Direction =
Print exactly the lines from the first one down to the line that contains "return 1 - y / H", both included, and skip the pictures.

Information provided =

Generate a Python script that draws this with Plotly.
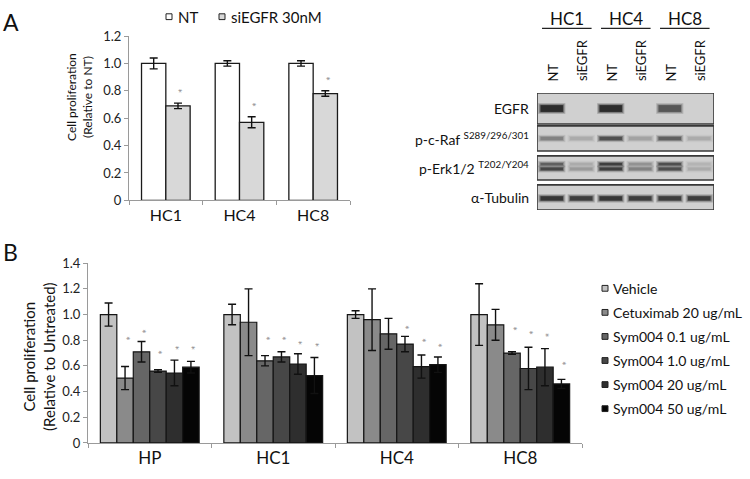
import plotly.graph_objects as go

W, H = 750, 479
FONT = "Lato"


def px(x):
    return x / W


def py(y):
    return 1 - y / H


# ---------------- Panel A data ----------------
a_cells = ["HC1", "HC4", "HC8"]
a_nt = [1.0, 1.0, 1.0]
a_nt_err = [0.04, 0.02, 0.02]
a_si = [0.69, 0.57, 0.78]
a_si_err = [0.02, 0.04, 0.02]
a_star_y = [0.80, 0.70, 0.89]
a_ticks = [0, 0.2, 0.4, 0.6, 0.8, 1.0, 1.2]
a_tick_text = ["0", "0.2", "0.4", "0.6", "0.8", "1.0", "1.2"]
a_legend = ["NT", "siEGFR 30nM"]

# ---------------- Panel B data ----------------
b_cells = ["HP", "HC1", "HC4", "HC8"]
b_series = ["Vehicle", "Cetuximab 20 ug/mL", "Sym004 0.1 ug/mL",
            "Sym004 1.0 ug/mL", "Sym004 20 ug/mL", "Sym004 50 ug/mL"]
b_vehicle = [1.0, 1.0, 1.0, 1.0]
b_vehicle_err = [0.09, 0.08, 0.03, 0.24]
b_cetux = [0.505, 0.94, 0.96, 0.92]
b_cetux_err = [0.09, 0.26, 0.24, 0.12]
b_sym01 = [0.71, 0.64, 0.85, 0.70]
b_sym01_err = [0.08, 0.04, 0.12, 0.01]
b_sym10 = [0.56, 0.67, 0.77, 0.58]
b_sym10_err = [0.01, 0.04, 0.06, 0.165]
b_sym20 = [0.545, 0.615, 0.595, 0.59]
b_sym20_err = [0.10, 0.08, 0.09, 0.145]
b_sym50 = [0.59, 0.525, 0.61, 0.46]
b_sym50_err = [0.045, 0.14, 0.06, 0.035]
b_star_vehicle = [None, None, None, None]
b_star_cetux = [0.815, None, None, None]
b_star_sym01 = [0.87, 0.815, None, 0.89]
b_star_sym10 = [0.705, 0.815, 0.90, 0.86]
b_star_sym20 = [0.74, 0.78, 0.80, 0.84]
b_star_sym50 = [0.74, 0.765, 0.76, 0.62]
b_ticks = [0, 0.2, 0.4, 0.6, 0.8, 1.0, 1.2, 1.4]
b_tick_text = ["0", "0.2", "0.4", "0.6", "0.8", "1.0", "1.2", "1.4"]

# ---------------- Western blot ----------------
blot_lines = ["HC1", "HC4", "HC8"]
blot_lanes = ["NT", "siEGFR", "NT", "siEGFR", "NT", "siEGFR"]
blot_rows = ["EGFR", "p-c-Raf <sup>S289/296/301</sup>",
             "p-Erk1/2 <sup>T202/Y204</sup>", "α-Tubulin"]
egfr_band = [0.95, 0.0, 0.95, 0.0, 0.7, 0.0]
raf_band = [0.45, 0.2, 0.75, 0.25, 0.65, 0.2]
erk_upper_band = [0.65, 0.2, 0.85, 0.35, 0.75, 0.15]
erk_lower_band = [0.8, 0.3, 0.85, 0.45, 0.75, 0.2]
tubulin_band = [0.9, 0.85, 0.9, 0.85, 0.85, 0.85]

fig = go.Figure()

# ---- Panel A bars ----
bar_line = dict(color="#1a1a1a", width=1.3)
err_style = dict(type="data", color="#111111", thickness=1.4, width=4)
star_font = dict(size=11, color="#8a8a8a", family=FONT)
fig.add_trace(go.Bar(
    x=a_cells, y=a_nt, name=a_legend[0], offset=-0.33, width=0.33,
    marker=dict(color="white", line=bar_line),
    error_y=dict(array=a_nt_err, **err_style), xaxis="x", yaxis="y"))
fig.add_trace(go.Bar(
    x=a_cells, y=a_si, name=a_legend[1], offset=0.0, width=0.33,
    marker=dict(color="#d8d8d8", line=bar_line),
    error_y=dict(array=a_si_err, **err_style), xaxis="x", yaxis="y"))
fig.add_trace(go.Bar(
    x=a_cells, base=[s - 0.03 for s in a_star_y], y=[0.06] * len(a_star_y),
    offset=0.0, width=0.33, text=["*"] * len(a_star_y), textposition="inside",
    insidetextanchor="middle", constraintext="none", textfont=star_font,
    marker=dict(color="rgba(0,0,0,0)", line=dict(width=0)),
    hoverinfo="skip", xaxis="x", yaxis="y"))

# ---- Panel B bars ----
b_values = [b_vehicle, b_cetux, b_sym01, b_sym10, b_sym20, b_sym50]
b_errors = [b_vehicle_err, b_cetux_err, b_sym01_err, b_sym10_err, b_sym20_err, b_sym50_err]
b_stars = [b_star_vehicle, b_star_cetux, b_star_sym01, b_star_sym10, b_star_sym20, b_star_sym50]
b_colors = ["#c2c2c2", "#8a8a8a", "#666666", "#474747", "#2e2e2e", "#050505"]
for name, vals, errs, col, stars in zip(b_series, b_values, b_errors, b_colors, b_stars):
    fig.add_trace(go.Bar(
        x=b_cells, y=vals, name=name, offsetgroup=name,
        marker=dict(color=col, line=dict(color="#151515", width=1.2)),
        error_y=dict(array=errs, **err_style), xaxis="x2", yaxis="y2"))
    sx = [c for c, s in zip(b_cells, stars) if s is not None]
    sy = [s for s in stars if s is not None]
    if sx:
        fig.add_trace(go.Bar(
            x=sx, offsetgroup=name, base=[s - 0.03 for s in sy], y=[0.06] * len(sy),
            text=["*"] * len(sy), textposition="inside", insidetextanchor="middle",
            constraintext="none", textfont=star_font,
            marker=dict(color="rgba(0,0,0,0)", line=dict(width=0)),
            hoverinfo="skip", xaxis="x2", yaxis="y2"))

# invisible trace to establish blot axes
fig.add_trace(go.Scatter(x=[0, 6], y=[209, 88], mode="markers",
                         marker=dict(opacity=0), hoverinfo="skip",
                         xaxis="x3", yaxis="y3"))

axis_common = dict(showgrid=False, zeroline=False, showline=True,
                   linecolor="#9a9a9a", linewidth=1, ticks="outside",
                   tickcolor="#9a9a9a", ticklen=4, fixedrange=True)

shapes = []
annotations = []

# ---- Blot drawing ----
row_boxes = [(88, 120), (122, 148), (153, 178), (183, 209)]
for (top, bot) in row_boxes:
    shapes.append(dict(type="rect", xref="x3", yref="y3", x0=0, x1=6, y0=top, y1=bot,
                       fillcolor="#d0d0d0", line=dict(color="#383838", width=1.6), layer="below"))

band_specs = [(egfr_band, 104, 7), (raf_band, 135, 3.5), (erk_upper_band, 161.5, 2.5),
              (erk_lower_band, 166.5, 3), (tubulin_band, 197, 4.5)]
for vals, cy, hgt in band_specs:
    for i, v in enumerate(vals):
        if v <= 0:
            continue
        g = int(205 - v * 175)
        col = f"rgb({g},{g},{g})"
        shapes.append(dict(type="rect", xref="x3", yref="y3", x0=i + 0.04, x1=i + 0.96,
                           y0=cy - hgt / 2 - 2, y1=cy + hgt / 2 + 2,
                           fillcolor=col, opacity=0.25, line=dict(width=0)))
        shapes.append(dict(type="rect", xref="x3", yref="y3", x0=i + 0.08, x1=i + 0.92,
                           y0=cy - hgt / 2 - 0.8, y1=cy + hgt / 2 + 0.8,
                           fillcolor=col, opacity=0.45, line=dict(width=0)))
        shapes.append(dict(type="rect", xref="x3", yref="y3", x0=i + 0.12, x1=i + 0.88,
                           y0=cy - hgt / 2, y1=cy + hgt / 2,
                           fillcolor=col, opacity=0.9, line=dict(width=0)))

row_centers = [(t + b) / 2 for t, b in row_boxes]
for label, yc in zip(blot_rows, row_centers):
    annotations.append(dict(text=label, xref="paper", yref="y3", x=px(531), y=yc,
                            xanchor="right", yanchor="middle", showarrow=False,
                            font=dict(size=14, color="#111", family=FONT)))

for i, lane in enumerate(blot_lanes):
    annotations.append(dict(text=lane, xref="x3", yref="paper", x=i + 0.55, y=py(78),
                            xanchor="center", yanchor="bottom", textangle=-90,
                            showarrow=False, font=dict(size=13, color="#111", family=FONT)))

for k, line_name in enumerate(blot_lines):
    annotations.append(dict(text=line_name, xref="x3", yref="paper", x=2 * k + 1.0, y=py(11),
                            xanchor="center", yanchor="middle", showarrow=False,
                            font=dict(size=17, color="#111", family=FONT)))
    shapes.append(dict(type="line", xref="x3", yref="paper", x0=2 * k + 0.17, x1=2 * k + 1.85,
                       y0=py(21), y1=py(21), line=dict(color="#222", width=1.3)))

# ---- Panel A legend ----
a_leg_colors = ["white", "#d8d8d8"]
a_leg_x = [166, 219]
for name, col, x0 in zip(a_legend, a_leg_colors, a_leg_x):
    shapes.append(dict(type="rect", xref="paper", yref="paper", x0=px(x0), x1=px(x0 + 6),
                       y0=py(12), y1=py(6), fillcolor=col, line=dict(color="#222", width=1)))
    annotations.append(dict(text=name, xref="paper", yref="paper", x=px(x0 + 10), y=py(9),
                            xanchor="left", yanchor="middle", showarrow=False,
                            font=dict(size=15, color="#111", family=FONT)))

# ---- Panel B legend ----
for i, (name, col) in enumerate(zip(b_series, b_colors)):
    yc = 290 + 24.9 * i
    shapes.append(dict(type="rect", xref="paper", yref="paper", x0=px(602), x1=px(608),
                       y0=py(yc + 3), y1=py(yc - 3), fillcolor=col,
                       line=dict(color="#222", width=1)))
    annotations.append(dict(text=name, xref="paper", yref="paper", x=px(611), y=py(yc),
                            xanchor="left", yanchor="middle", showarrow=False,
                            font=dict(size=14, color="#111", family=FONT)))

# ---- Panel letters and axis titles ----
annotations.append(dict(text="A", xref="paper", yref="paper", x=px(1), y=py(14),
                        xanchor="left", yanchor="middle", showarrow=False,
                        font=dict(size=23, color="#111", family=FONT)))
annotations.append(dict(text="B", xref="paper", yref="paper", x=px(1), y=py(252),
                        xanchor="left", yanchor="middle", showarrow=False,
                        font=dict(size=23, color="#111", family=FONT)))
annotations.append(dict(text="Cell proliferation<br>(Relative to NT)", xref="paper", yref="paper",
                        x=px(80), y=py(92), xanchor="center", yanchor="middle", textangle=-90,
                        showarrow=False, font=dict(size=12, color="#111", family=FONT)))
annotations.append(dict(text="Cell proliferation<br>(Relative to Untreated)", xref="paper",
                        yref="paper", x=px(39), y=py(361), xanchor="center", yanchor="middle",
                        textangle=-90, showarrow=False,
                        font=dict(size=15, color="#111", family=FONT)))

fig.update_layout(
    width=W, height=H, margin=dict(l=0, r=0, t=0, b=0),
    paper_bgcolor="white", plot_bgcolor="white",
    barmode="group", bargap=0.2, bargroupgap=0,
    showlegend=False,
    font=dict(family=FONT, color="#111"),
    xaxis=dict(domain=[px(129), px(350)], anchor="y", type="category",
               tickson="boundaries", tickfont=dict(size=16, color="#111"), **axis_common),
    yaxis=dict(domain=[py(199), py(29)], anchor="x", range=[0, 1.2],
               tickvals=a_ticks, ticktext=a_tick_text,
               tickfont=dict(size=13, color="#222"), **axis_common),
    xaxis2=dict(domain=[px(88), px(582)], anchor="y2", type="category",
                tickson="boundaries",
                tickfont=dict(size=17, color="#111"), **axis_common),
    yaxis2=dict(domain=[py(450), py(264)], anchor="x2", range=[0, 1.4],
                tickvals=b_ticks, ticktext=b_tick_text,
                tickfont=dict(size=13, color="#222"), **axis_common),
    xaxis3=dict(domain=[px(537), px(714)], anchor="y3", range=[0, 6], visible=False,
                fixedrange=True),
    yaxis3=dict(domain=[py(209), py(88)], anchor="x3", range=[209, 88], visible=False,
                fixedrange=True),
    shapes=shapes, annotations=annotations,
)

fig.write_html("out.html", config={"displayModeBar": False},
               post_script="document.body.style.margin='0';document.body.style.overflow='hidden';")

Exercise output =
Generate a Python script that draws this with Plotly.
import plotly.graph_objects as go

W, H = 750, 479
FONT = "Lato"


def px(x):
    return x / W


def py(y):
    return 1 - y / H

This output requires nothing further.